▸ WHAT IS ASKED
Images should be left out, and everything else in the listing reproduced exactly.

▸ DATASET EXTRACT
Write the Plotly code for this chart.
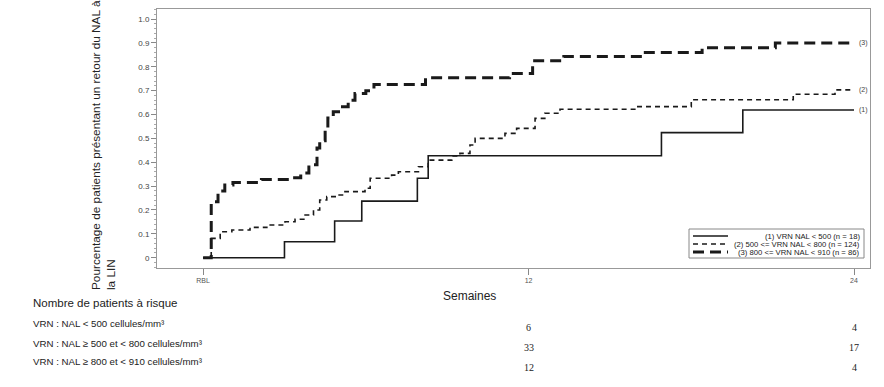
import plotly.graph_objects as go

# ---- data ----
weeks1 = [0, 3.0, 4.85, 5.85, 7.9, 8.3, 16.9, 19.9, 24]
pct1 = [0, 0.067, 0.154, 0.237, 0.333, 0.427, 0.524, 0.619, 0.619]

weeks2 = [0, 0.3, 0.63, 1.06, 1.73, 2.35, 3.02, 3.39, 3.76, 4.07, 4.3, 4.56, 4.87, 5.23, 5.97, 6.16,
          6.95, 7.2, 7.94, 8.3, 9.17, 9.47, 9.84, 10.03, 11.13, 11.56, 12.24, 12.6, 13.16, 15.98,
          18.0, 21.76, 23.3, 24]
pct2 = [0, 0.081, 0.109, 0.116, 0.127, 0.137, 0.151, 0.161, 0.179, 0.20, 0.242, 0.256, 0.263, 0.277,
        0.291, 0.333, 0.346, 0.36, 0.381, 0.409, 0.426, 0.437, 0.472, 0.50, 0.521, 0.542, 0.584,
        0.605, 0.622, 0.633, 0.662, 0.685, 0.703, 0.703]

weeks3 = [0, 0.3, 0.55, 0.8, 1.1, 2.15, 3.3, 3.6, 3.9, 4.2, 4.3, 4.5, 4.6, 4.8, 5.05, 5.35, 5.6,
          6.0, 6.3, 8.2, 11.3, 12.15, 13.3, 16.2, 18.4, 21.1, 24]
pct3 = [0, 0.235, 0.28, 0.305, 0.315, 0.328, 0.335, 0.355, 0.39, 0.46, 0.49, 0.54, 0.585, 0.612,
        0.633, 0.66, 0.688, 0.70, 0.726, 0.754, 0.772, 0.825, 0.843, 0.86, 0.88, 0.90, 0.90]

series_tags = ["(1)", "(2)", "(3)"]
legend_labels = ["(1) VRN NAL < 500 (n = 18)",
                 "(2) 500 <= VRN NAL < 800 (n = 124)",
                 "(3) 800 <= VRN NAL < 910 (n = 86)"]

x_tickvals = [0, 12, 24]
x_ticktext = ["RBL", "12", "24"]
y_tickvals = [0, 0.1, 0.2, 0.3, 0.4, 0.5, 0.6, 0.7, 0.8, 0.9, 1.0]
y_ticktext = ["0", "0.1", "0.2", "0.3", "0.4", "0.5", "0.6", "0.7", "0.8", "0.9", "1.0"]

risk_title = "Nombre de patients à risque"
risk_rows = ["VRN : NAL < 500 cellules/mm³",
             "VRN : NAL ≥ 500 et < 800 cellules/mm³",
             "VRN : NAL ≥ 800 et < 910 cellules/mm³"]
risk_weeks = [12, 24]
risk_counts = [[6, 4], [33, 17], [12, 4]]

# ---- layout geometry ----
W, H = 884, 387
L, R, T, B = 157, 14, 9, 119
PW, PH = W - L - R, H - T - B


def px(xp):
    return (xp - L) / PW


def py(yp):
    return (H - B - yp) / PH


styles = [dict(color="#1a1a1a", width=1.6, dash="solid"),
          dict(color="#1a1a1a", width=1.6, dash="5px,4px"),
          dict(color="#1a1a1a", width=3, dash="11px,6px")]

fig = go.Figure()
for wk, pc, st in zip([weeks1, weeks2, weeks3], [pct1, pct2, pct3], styles):
    fig.add_trace(go.Scatter(x=wk, y=pc, mode="lines", line=dict(shape="hv", **st),
                             showlegend=False, hoverinfo="skip"))

ann = []
# end labels
for tag, wk, pc in zip(series_tags, [weeks1, weeks2, weeks3], [pct1, pct2, pct3]):
    ann.append(dict(x=wk[-1], y=pc[-1], xref="x", yref="y", text=tag, showarrow=False,
                    xanchor="left", xshift=3, font=dict(family="Liberation Sans", size=7, color="#444")))

# y title
ann.append(dict(x=px(103), y=py(145), xref="paper", yref="paper", textangle=-90, showarrow=False,
                align="left", xanchor="center", yanchor="middle",
                text="Pourcentage de patients présentant un retour du NAL à<br>la LIN",
                font=dict(family="Liberation Sans", size=11.8, color="#222")))
# x title
ann.append(dict(x=px(469), y=py(296), xref="paper", yref="paper", text="Semaines", showarrow=False,
                xanchor="center", yanchor="middle",
                font=dict(family="Liberation Sans", size=12, color="#222")))
# at-risk table
ann.append(dict(x=px(31), y=py(303), xref="paper", yref="paper", text=risk_title, showarrow=False,
                xanchor="left", yanchor="middle",
                font=dict(family="Liberation Sans", size=11.5, color="#222")))
row_label_y = [323, 343, 361]
row_num_y = [327, 347, 367]
for lab, ly, ny, counts in zip(risk_rows, row_label_y, row_num_y, risk_counts):
    ann.append(dict(x=px(31), y=py(ly), xref="paper", yref="paper", text=lab, showarrow=False,
                    xanchor="left", yanchor="middle",
                    font=dict(family="Liberation Sans", size=9.7, color="#222")))
    for wk, c in zip(risk_weeks, counts):
        ann.append(dict(x=wk, y=py(ny), xref="x", yref="paper", text=str(c), showarrow=False,
                        xanchor="center", yanchor="middle",
                        font=dict(family="Liberation Serif", size=10, color="#222")))

# manual legend
shapes = [dict(type="rect", xref="paper", yref="paper", x0=px(689), x1=px(864), y0=py(258), y1=py(229),
               line=dict(color="#888", width=1), fillcolor="white")]
leg_y = [236, 244, 252]
for lab, ly, st in zip(legend_labels, leg_y, styles):
    shapes.append(dict(type="line", xref="paper", yref="paper", x0=px(693), x1=px(728),
                       y0=py(ly), y1=py(ly), line=dict(color=st["color"], width=st["width"],
                                                      dash=st["dash"])))
    ann.append(dict(x=px(862), y=py(ly), xref="paper", yref="paper", text=lab, showarrow=False,
                    xanchor="right", yanchor="middle",
                    font=dict(family="Liberation Sans", size=7.7, color="#222")))

fig.update_layout(
    width=W, height=H, margin=dict(l=L, r=R, t=T, b=B, pad=0),
    paper_bgcolor="white", plot_bgcolor="white",
    annotations=ann, shapes=shapes,
    xaxis=dict(range=[-1.7, 24.59], tickvals=x_tickvals, ticktext=x_ticktext, ticks="outside",
               ticklen=6, tickcolor="#888", showline=True, linecolor="#999", mirror=True,
               showgrid=False, zeroline=False,
               tickfont=dict(family="Liberation Sans", size=7, color="#555")),
    yaxis=dict(range=[-0.043, 1.042], tickvals=y_tickvals, ticktext=y_ticktext, ticks="outside",
               ticklen=5, tickcolor="#888", showline=True, linecolor="#999", mirror=True,
               showgrid=False, zeroline=False,
               minor=dict(dtick=0.02, ticks="outside", ticklen=2, tickcolor="#aaa"),
               tickfont=dict(family="Liberation Sans", size=8, color="#444")),
)

fig.write_html("out.html", config={"displayModeBar": False},
               post_script="document.body.style.margin='0';")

▸ THE RESULT
Write the Plotly code for this chart.
import plotly.graph_objects as go

# ---- data ----
weeks1 = [0, 3.0, 4.85, 5.85, 7.9, 8.3, 16.9, 19.9, 24]
pct1 = [0, 0.067, 0.154, 0.237, 0.333, 0.427, 0.524, 0.619, 0.619]

weeks2 = [0, 0.3, 0.63, 1.06, 1.73, 2.35, 3.02, 3.39, 3.76, 4.07, 4.3, 4.56, 4.87, 5.23, 5.97, 6.16,
          6.95, 7.2, 7.94, 8.3, 9.17, 9.47, 9.84, 10.03, 11.13, 11.56, 12.24, 12.6, 13.16, 15.98,
          18.0, 21.76, 23.3, 24]
pct2 = [0, 0.081, 0.109, 0.116, 0.127, 0.137, 0.151, 0.161, 0.179, 0.20, 0.242, 0.256, 0.263, 0.277,
        0.291, 0.333, 0.346, 0.36, 0.381, 0.409, 0.426, 0.437, 0.472, 0.50, 0.521, 0.542, 0.584,
        0.605, 0.622, 0.633, 0.662, 0.685, 0.703, 0.703]

weeks3 = [0, 0.3, 0.55, 0.8, 1.1, 2.15, 3.3, 3.6, 3.9, 4.2, 4.3, 4.5, 4.6, 4.8, 5.05, 5.35, 5.6,
          6.0, 6.3, 8.2, 11.3, 12.15, 13.3, 16.2, 18.4, 21.1, 24]
pct3 = [0, 0.235, 0.28, 0.305, 0.315, 0.328, 0.335, 0.355, 0.39, 0.46, 0.49, 0.54, 0.585, 0.612,
        0.633, 0.66, 0.688, 0.70, 0.726, 0.754, 0.772, 0.825, 0.843, 0.86, 0.88, 0.90, 0.90]

series_tags = ["(1)", "(2)", "(3)"]
legend_labels = ["(1) VRN NAL < 500 (n = 18)",
                 "(2) 500 <= VRN NAL < 800 (n = 124)",
                 "(3) 800 <= VRN NAL < 910 (n = 86)"]

x_tickvals = [0, 12, 24]
x_ticktext = ["RBL", "12", "24"]
y_tickvals = [0, 0.1, 0.2, 0.3, 0.4, 0.5, 0.6, 0.7, 0.8, 0.9, 1.0]
y_ticktext = ["0", "0.1", "0.2", "0.3", "0.4", "0.5", "0.6", "0.7", "0.8", "0.9", "1.0"]

risk_title = "Nombre de patients à risque"
risk_rows = ["VRN : NAL < 500 cellules/mm³",
             "VRN : NAL ≥ 500 et < 800 cellules/mm³",
             "VRN : NAL ≥ 800 et < 910 cellules/mm³"]
risk_weeks = [12, 24]
risk_counts = [[6, 4], [33, 17], [12, 4]]

# ---- layout geometry ----
W, H = 884, 387
L, R, T, B = 157, 14, 9, 119
PW, PH = W - L - R, H - T - B


def px(xp):
    return (xp - L) / PW


def py(yp):
    return (H - B - yp) / PH


styles = [dict(color="#1a1a1a", width=1.6, dash="solid"),
          dict(color="#1a1a1a", width=1.6, dash="5px,4px"),
          dict(color="#1a1a1a", width=3, dash="11px,6px")]

fig = go.Figure()
for wk, pc, st in zip([weeks1, weeks2, weeks3], [pct1, pct2, pct3], styles):
    fig.add_trace(go.Scatter(x=wk, y=pc, mode="lines", line=dict(shape="hv", **st),
                             showlegend=False, hoverinfo="skip"))

ann = []
# end labels
for tag, wk, pc in zip(series_tags, [weeks1, weeks2, weeks3], [pct1, pct2, pct3]):
    ann.append(dict(x=wk[-1], y=pc[-1], xref="x", yref="y", text=tag, showarrow=False,
                    xanchor="left", xshift=3, font=dict(family="Liberation Sans", size=7, color="#444")))

# y title
ann.append(dict(x=px(103), y=py(145), xref="paper", yref="paper", textangle=-90, showarrow=False,
                align="left", xanchor="center", yanchor="middle",
                text="Pourcentage de patients présentant un retour du NAL à<br>la LIN",
                font=dict(family="Liberation Sans", size=11.8, color="#222")))
# x title
ann.append(dict(x=px(469), y=py(296), xref="paper", yref="paper", text="Semaines", showarrow=False,
                xanchor="center", yanchor="middle",
                font=dict(family="Liberation Sans", size=12, color="#222")))
# at-risk table
ann.append(dict(x=px(31), y=py(303), xref="paper", yref="paper", text=risk_title, showarrow=False,
                xanchor="left", yanchor="middle",
                font=dict(family="Liberation Sans", size=11.5, color="#222")))
row_label_y = [323, 343, 361]
row_num_y = [327, 347, 367]
for lab, ly, ny, counts in zip(risk_rows, row_label_y, row_num_y, risk_counts):
    ann.append(dict(x=px(31), y=py(ly), xref="paper", yref="paper", text=lab, showarrow=False,
                    xanchor="left", yanchor="middle",
                    font=dict(family="Liberation Sans", size=9.7, color="#222")))
    for wk, c in zip(risk_weeks, counts):
        ann.append(dict(x=wk, y=py(ny), xref="x", yref="paper", text=str(c), showarrow=False,
                        xanchor="center", yanchor="middle",
                        font=dict(family="Liberation Serif", size=10, color="#222")))

# manual legend
shapes = [dict(type="rect", xref="paper", yref="paper", x0=px(689), x1=px(864), y0=py(258), y1=py(229),
               line=dict(color="#888", width=1), fillcolor="white")]
leg_y = [236, 244, 252]
for lab, ly, st in zip(legend_labels, leg_y, styles):
    shapes.append(dict(type="line", xref="paper", yref="paper", x0=px(693), x1=px(728),
                       y0=py(ly), y1=py(ly), line=dict(color=st["color"], width=st["width"],
                                                      dash=st["dash"])))
    ann.append(dict(x=px(862), y=py(ly), xref="paper", yref="paper", text=lab, showarrow=False,
                    xanchor="right", yanchor="middle",
                    font=dict(family="Liberation Sans", size=7.7, color="#222")))

fig.update_layout(
    width=W, height=H, margin=dict(l=L, r=R, t=T, b=B, pad=0),
    paper_bgcolor="white", plot_bgcolor="white",
    annotations=ann, shapes=shapes,
    xaxis=dict(range=[-1.7, 24.59], tickvals=x_tickvals, ticktext=x_ticktext, ticks="outside",
               ticklen=6, tickcolor="#888", showline=True, linecolor="#999", mirror=True,
               showgrid=False, zeroline=False,
               tickfont=dict(family="Liberation Sans", size=7, color="#555")),
    yaxis=dict(range=[-0.043, 1.042], tickvals=y_tickvals, ticktext=y_ticktext, ticks="outside",
               ticklen=5, tickcolor="#888", showline=True, linecolor="#999", mirror=True,
               showgrid=False, zeroline=False,
               minor=dict(dtick=0.02, ticks="outside", ticklen=2, tickcolor="#aaa"),
               tickfont=dict(family="Liberation Sans", size=8, color="#444")),
)

fig.write_html("out.html", config={"displayModeBar": False},
               post_script="document.body.style.margin='0';")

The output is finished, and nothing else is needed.